Newsmaker: Gym trainer as Historian

He always has some food for thought (read bizarre thought) to offer the Twitterati.

Tripura, the small landlocked state in north-eastern India, took 25 long years to turn saffron from red, but the well-built gym instructor, now the first BJP chief minister of the state, who had earlier sent his opponents into rigor mortis with the full force of the saffron battle cry, nudged them back to life with the full force of the saffron version of revisionist history.

Consider this selection from Tripura chief minister Biplab Kumar Deb’s public statements covering, in a relentless sweep, lessons in history, sermons on family life and tips on governance.

“Under our government, the Chabimura tourist spot will become like the Amazon river basin of Africa.”

“Chanakya taught at the ancient university (Nalanda) situated in present-day Bihar. Chanakya also taught at Taxila, the ruins of which are found in present-day Pakistan.”

“The famous Chinese traveller Hiuen Tsang who visited India in the ancient times was a journalist.”

“A person who is not a good homemaker, can’t keep his own family happy, can never make the country happy, can’t be a good chief minister, neither can he be a good prime minister.”

No wonder then that Biplab Deb (48), oozing good health and dashing looks in his trademark crisp kurta-pajama and billed as a soft spoken, no-nonsense RSS volunteer sometime back, has become Twitterati’s delight. Whenever Deb shares some gem from his book of wisdom – and he does that quite frequently – they just lap it up and go into a tizzy. The opposition, just vanquished in the state elections, is having a quiet laugh. Other detractors and Twitterati are having a field day.

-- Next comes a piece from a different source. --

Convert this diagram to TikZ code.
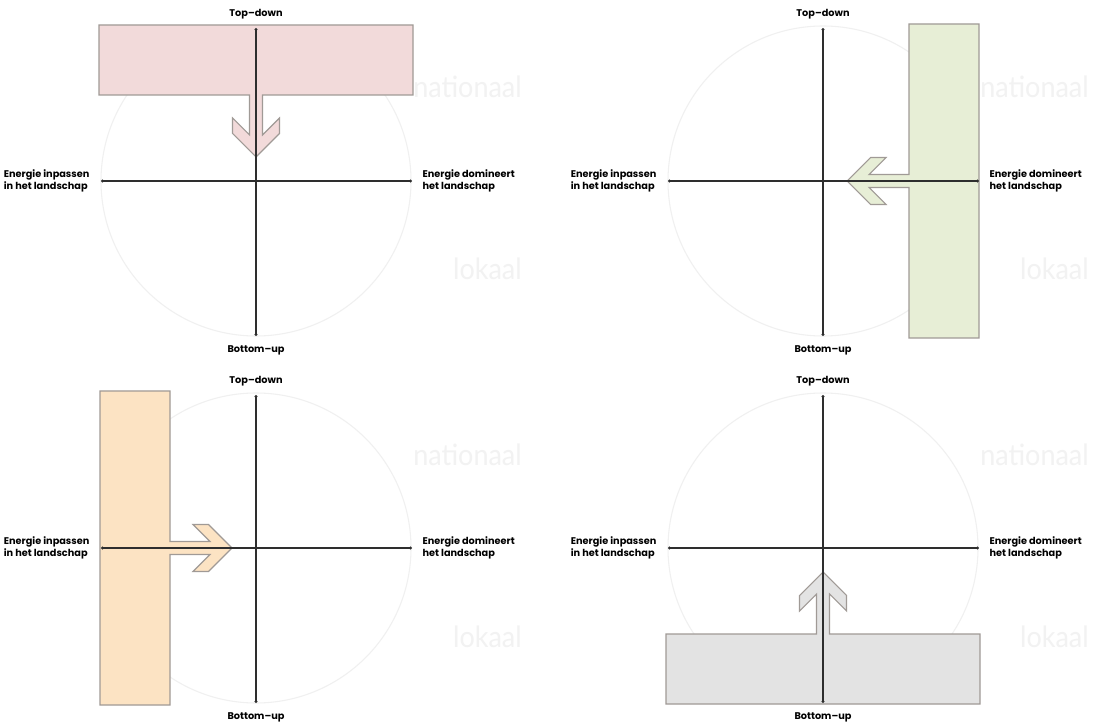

The traditional and social media spaces are literally engulfed with Deb’s frenetically retweeted remarks, that have betrayed symptoms of the rarest form of foot in the mouth disease: claiming that Sanjaya’s vivid and real time description of the distant battle of Kurukshetra to Dhritirashtra indicated the presence of the internet and satellite communications in India in the age of the Mahabharata; questioning the crowning of model Diana Hayden as Miss World because she, unlike Aishwarya Bachchan, did not look like goddess Lakshmi or Saraswati; mixing up civil engineering with civil service as he advised the state’s bureaucrats on civil services day that mechanical engineers should stay away from the civil service; threatening to pull out the nails of anyone who criticised his government.

The latest is his solution to the state’s unemployment problem. “Stop chasing government jobs and, instead, rear cows or set up paan shops,” he said at a seminar organised by the Tripura Veterinary Council only last week. Mind you that during his entire campaign trail, Deb had delved at length on the subject of youth employment opportunities and promised to improve the situation if voted to power.

Deb, who took oath as the 10th chief minister of the state after dethroning the CPI(M)’s Manik Sarkar, was trained under RSS ideologue KN Govindacharya and spent years in Delhi learning the ropes of political action. He describes Prime Minister Narendra Modi as his ‘political guru’. He is not given to apologies. Not even after telling about Diana Hayden, “She became the Miss World and that’s all right. But, I do not understand the beauty of Diana Hayden,” said Deb. And pat came Hayden’s response: “With regard to me winning the Miss World, it’s a pity and shame, that when you win the biggest and most respected beauty pageant in the world, you get criticised and put down as opposed to being appreciated and respected for bringing more accolades back home and further appreciation of our Indian brown exotic beauty.”

If you think Deb’s predilection for committing faux pas was triggered by his chief ministerial responsibilities, you are wrong. In the run-up to the last assembly elections, Deb, then the state

BJP chief, had said at a rally in Khowai district that any vote cast in the EVMs for the CPI (M), even by the then chief minister Manik Sarkar, would go to the BJP. It was at a time when there had already been a raging debate across the country over possible EVM tampering.

On Buddha Purnima, his first after becoming chief minister, Deb launched into another lecture on history. According to him, Gautam Buddha had spread the message of peace, harmony and prosperity by walking across India and going to places that are now known as Myanmar, Japan and Tibet. Those remarks invited swift intellectual rebuttals. However, those counters were not to the Tripura chief minister’s detriment. He has got the wholehearted support of his governor, Tathagata Roy, and boasts that the Prime Minister treats him like a son. That should give him enough political heft to move effortlessly to his next series of gaffes.